Las noticias de la coronación de King tropezaron con las previsibles burlas de los snobs literarios y también con unas cuantas expresiones de regocijo –tan previsibles como las burlas– de los snobs de la vereda de enfrente. Pero ninguno de los dos bandos da en el verdadero blanco de la cuestión: el hecho de que en nosotros, los lectores, se ha arraigado profundamente el extraño hábito de dividir los libros en dos pilas mutuamente excluyentes, una “elevada” y literaria y otra “baja” y vulgar, y eso es algo que tendríamos que dejar de hacer. Los libros no son ni elevados ni bajos. Simplemente son buenos o malos. Échenle un vistazo a la segunda pila, la pila vulgar, y notarán algo interesante: es muy, muy grande. De acuerdo a Ipsos BookTrends .-un servicio que mide el consumo de libros–, el 34 por ciento de todas las novelas vendidas en los Estados Unidos este año fueron románticas; el 6 por ciento de fantasía y ciencia ficción, y el 19 por ciento de misterio y policiales. Sólo el 25 por ciento pertenece a la categoría “ficción general”, que incluye la subdivisión aun más pequeña de las “novelas literarias”: los Jonathan Franzen, los David Foster Wallace, los E. Annie Proulx.
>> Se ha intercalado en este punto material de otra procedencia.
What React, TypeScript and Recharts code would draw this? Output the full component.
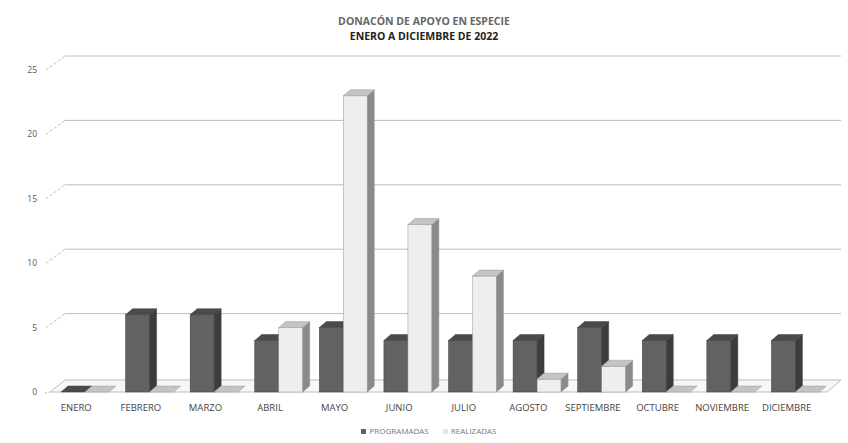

¿Cómo fue que los hábitos de lectura de los norteamericanos se polarizaron tan radicalmente y que –en el mejor de los casos– sólo un cuarto de lo que la gente lee (o compra) es calificado como literatura legítima? No siempre fue así. A mediados del siglo XIX había una sola pila. Dickens escribía best sellers, pero sus novelas no eran consideradas “comerciales” o “populares”. Eran simplemente novelas. Nadie menospreciaba a Scott ni a Tennyson ni a Stowe por ser salvajemente exitosos. Nadie se avergonzaba si lo encontraban leyendo el nuevo Edgar Allan Poe durante el almuerzo.
Las cosas cambiaron cuando hizo su entrada el modernismo, en la primera parte del siglo XX. En 1922 se publicaron La tierra baldía de T.S. Eliot y el Ulises de James Joyce, dos de las obras literarias más grandes de la historia occidental, pero también dos de las primeras imposibles de comprender sin el auxilio de extensas notas al pie y el andamiaje de la crítica. De golpe supimos que algo era literario porque era difícil de leer. Podíamos entenderlo o no, y si no lo entendíamos, no lo admitíamos. Los norteamericanos nos habíamos vuelto aristocráticos en nuestros juicios estéticos.
Era algo extraño y nuevo. Leer literatura y pasar un muy buen rato se había convertido en una combinación improbable. Tenemos un alto nivel de tolerancia para el aburrimiento y la dificultad. Alabamos la prosa cuando es rica, compleja y lírica, pero no sabemos apreciar los placeres de un argumento narrado con buen ritmo y estructurado con gracia. O –peor aun– los apreciamos, pero nos avergüenza admitirlo. En algún momento hemos aprendido a asociar las delicias de una buena narración —esa inefable sensación de que las cosas encajan y se conectan en una cascada dinámica y regocijante— con la vergüenza, como si la literatura no tuviera que ser tan divertida. O como si, en caso de serlo, ya no fuera literatura.
No me interesan demasiado los libros de Stephen King. Cambiaría sin vacilar toda su obra por la de J.K. Rowling. Pero aplaudo la decisión de la National Book Foundation, y espero que estimule a la pequeña pero decidida escuela de escritores que trasplanta esmeradamente el arte de la prosa de la “pila literaria” a los vigorosos y disfrutables argumentos de la “pila vulgar” para producir novelas que ofrezcan los placeres de ambas. La próxima ola literaria no vendrá de arriba sino de abajo, de lasediciones baratas apostadas en los anaqueles de los supermercados. Manténganse sintonizados. Sigan leyendo. La revolución no será canonizada.